In the fall of 1571, an Ottoman fleet commanded by Uluj Ali Pasha had
been anchored inside the fortified harbor of Lepanto, now known as Nafpaktos,
in the inner gulf (Corinth). On Oct. 5 the Ottoman Fleet began to move
westward through the Strait of Rion to the outer gulf (Patros). On Oct. 7,
in the Gulf of Patros, the Ottoman fleet of approximately 290 ships
encountered a smaller Christian fleet of approximately 210 ships commanded
by Don Juan of Austria.
As was the custom at that time, when two rival fleets finally assumed
their respective battle formations one of the rival commanders would fire a
cannon shot as a challenge to fight and his opponent would fire two cannon
to accept the challenge. On this day the challenge shot was fired by the
Turkish flagship which then hoisted a large green silk banner, decorated
with the Muslim crescent and holy inscriptions in Arabic. Don Juan’s
flagship quickly responded with a double round from its cannon.
Thus began a classic military confrontation between the Crescent and the
Cross, Islam and Christianity. The battle was one-sided. When it was over
the Christian fleet had lost 12 ships, the previously invincible Ottoman
navy lost 240. The humiliating defeat halted a pending Islamic invasion of
Europe. The Holy Pontiff at that time, Pius V, attributed the victory to the
intercession of the Blessed Mother.
Her intercession was needed, he believed, because by the 1560s the
Ottoman Empire, with the largest navy in the world, was beginning to turn
the Mediterranean Sea into an Islamic lake and the Turks were threatening to
invade Christian Europe. To confront the threat, the pope, a skillful
diplomat, managed to create an anti-Ottoman alliance consisting of the Papal
States, Spain, Venice, and Genoa. The alliance was called the Holy League.

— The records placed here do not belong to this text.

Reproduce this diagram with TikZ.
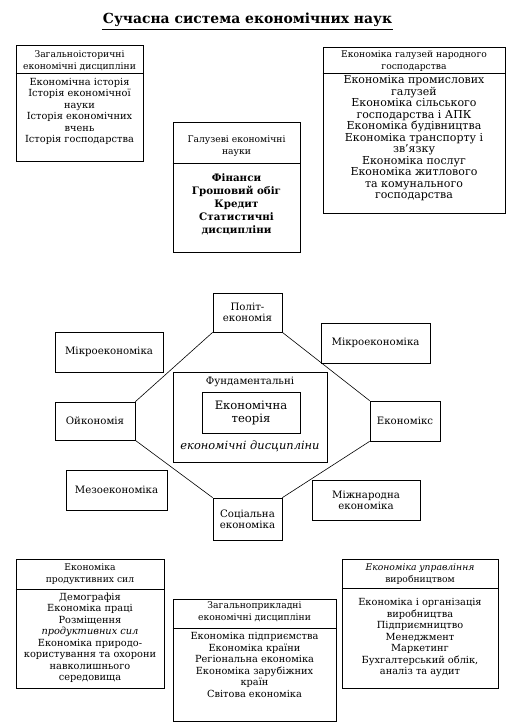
\documentclass[tikz,border=0pt]{standalone}
\usepackage{fontspec}
\setmainfont{DejaVu Serif}
\usetikzlibrary{fit}
\begin{document}
\begin{tikzpicture}[x=1pt,y=-1pt,
  frame/.style={draw, line width=0.7pt, inner sep=0pt},
  sepline/.style={draw, line width=0.7pt},
  hdr/.style={align=center, font=\fontsize{9.2}{12}\selectfont, inner sep=0pt},
  bodytxt/.style={align=center, font=\fontsize{9.8}{11.5}\selectfont, inner sep=0pt},
  lbl/.style={align=center, font=\fontsize{10.2}{11}\selectfont, inner sep=0pt},
  conn/.style={line width=0.6pt}]
\useasboundingbox (0,0) rectangle (510,726);

% title
\node[font=\bfseries\fontsize{13.9}{15}\selectfont, inner sep=1pt] (title) at (247.5,20) {Сучасна система економічних наук};
\draw[line width=0.8pt] ([yshift=-1pt]title.south west) -- ([yshift=-1pt]title.south east);

% box 1
\node[frame, fit={(16,45) (143,161)}] (b1) {};
\coordinate (b1s) at (0,73);
\draw[sepline] (b1.west |- b1s) -- (b1.east |- b1s);
\node[hdr] (b1h) at (79.5,61) {Загальноісторичні\\економічні дисципліни};
\node[bodytxt] (b1b) at (79.5,111.5) {Економічна історія\\Історія економічної\\науки\\Історія економічних\\вчень\\Історія господарства};

% box 2
\node[frame, fit={(323,47) (505,213)}] (b2) {};
\coordinate (b2s) at (0,73);
\draw[sepline] (b2.west |- b2s) -- (b2.east |- b2s);
\node[hdr] (b2h) at (414,61) {Економіка галузей народного\\господарства};
\node[bodytxt, font=\fontsize{11}{11.5}\selectfont] (b2b) at (414,138.5) {Економіка промислових\\галузей\\Економіка сільського\\господарства і АПК\\Економіка будівництва\\Економіка транспорту і\\зв'язку\\Економіка послуг\\Економіка житлового\\та комунального\\господарства};

% box 3
\node[frame, fit={(173,122) (300,252)}] (b3) {};
\coordinate (b3s) at (0,163);
\draw[sepline] (b3.west |- b3s) -- (b3.east |- b3s);
\node[hdr] (b3h) at (236.5,146) {Галузеві економічні\\науки};
\node[bodytxt, font=\bfseries\fontsize{10.3}{13}\selectfont] (b3b) at (236.5,204) {Фінанси\\Грошовий обіг\\Кредит\\Статистичні\\дисципліни};

% central part
\node[frame, fit={(213,293) (282,332)}] (polbox) {};
\node[lbl] (pol) at (polbox.center) {Політ-\\економія};
\node[frame, fit={(55,332) (163,372)}] (micl) {};
\node[lbl] at (micl.center) {Мікроекономіка};
\node[frame, fit={(321,323) (430,363)}] (micr) {};
\node[lbl] at (micr.center) {Мікроекономіка};
\node[frame, fit={(173,372) (327,462)}] (fund) {};
\node[lbl] (fundt) at (250,382) {Фундаментальні};
\node[lbl, font=\itshape\fontsize{11.4}{12}\selectfont] (fundb) at (250,446) {економічні дисципліни};
\node[frame, fit={(202,392) (300,433)}] (theory) {};
\node[lbl, font=\fontsize{11.6}{13}\selectfont] at (theory.center) {Економічна\\теорія};
\node[frame, fit={(55,402) (135,440)}] (oik) {};
\node[lbl] at (oik.center) {Ойкономія};
\node[frame, fit={(370,401) (440,441)}] (ekx) {};
\node[lbl] at (ekx.center) {Економікс};
\node[frame, fit={(66,470) (167,510)}] (mezo) {};
\node[lbl] at (mezo.center) {Мезоекономіка};
\node[frame, fit={(213,498) (282,540)}] (soc) {};
\node[lbl] at (soc.center) {Соціальна\\економіка};
\node[frame, fit={(312,480) (420,520)}] (mizh) {};
\node[lbl] at (mizh.center) {Міжнародна\\економіка};

\draw[conn] (polbox.south west) -- (oik.north east);
\draw[conn] (polbox.south east) -- (ekx.north west);
\draw[conn] (oik.south east) -- (soc.north west);
\draw[conn] (soc.north east) -- (ekx.south west);

% bottom boxes
\node[frame, fit={(16,559) (164,688)}] (b4) {};
\coordinate (b4s) at (0,589);
\draw[sepline] (b4.west |- b4s) -- (b4.east |- b4s);
\node[hdr] (b4h) at (90,574) {Економіка\\продуктивних сил};
\node[bodytxt] (b4b) at (90,638) {Демографія\\Економіка праці\\Розміщення\\\textit{продуктивних сил}\\Економіка природо-\\користування та охорони\\навколишнього\\середовища};

\node[frame, fit={(173,599) (336,721)}] (b5) {};
\coordinate (b5s) at (0,628);
\draw[sepline] (b5.west |- b5s) -- (b5.east |- b5s);
\node[hdr] (b5h) at (254.5,611.5) {Загальноприкладні\\економічні дисципліни};
\node[bodytxt] (b5b) at (254.5,665) {Економіка підприємства\\Економіка країни\\Регіональна економіка\\Економіка зарубіжних\\країн\\Світова економіка};

\node[frame, fit={(342,559) (498,688)}] (b6) {};
\coordinate (b6s) at (0,588);
\draw[sepline] (b6.west |- b6s) -- (b6.east |- b6s);
\node[hdr] (b6h) at (420,574) {\textit{Економіка управління}\\виробництвом};
\node[bodytxt] (b6b) at (420,637.5) {Економіка і організація\\виробництва\\Підприємництво\\Менеджмент\\Маркетинг\\Бухгалтерський облік,\\аналіз та аудит};
\end{tikzpicture}
\end{document}
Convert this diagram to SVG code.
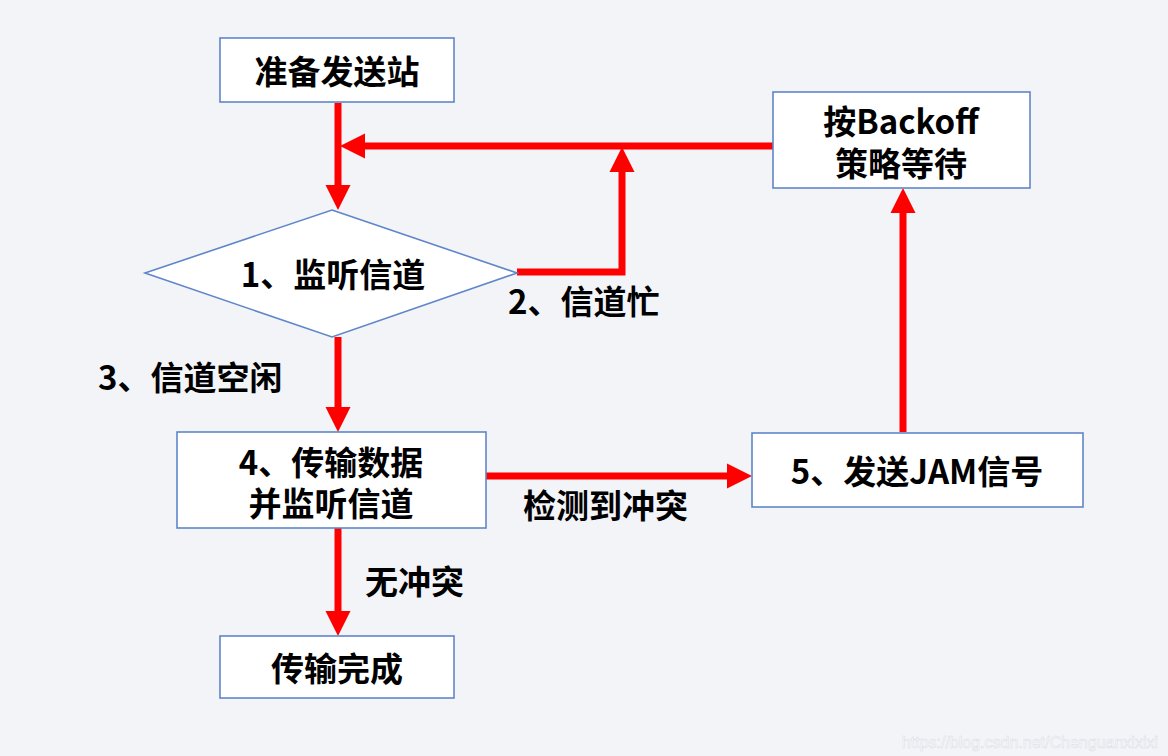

Knowing that the Christian forces would be at a distinct material
disadvantage, Pius V called for all of Europe to pray the rosary for
victory. Supposedly, at the hour of victory the pope, who was hundreds of
miles away in Rome, stood up from a meeting, went over to a window, and
exclaimed: "The Christian fleet is victorious!" The saintly pontiff would
later be beatified by Pope Clement X in 1672 and canonized by Clement XI in
1712.
The Christian victory at Lepanto was first celebrated liturgically as
"Our Lady of Victory." Later, the feast of Oct. 7 was renamed "Our Lady of
the Rosary" and extended throughout the Universal Church by Pope Clement XI
in 1716.
The Catholic church in the middle of New York’s financial district, Our
Lady of Victory, the one from which my sister and her friend viewed the
devastation wrought by Islamic terrorists, is also known as the War Memorial
Church. Dedicated by Cardinal Francis Spellman in 1944 during World War II,
the front door of that church bears this quotation from the cardinal:
"This Holy Shrine is dedicated to Our Lady of Victory in thanksgiving for
victory won by our valiant dead, our soldier’s blood, our country’s tears,
shed to defend men’s rights and win back men’s hearts to God."
Our Lady of Victory, pray for us!
Concannon is a freelance writer from All Saints Parish in Manassas.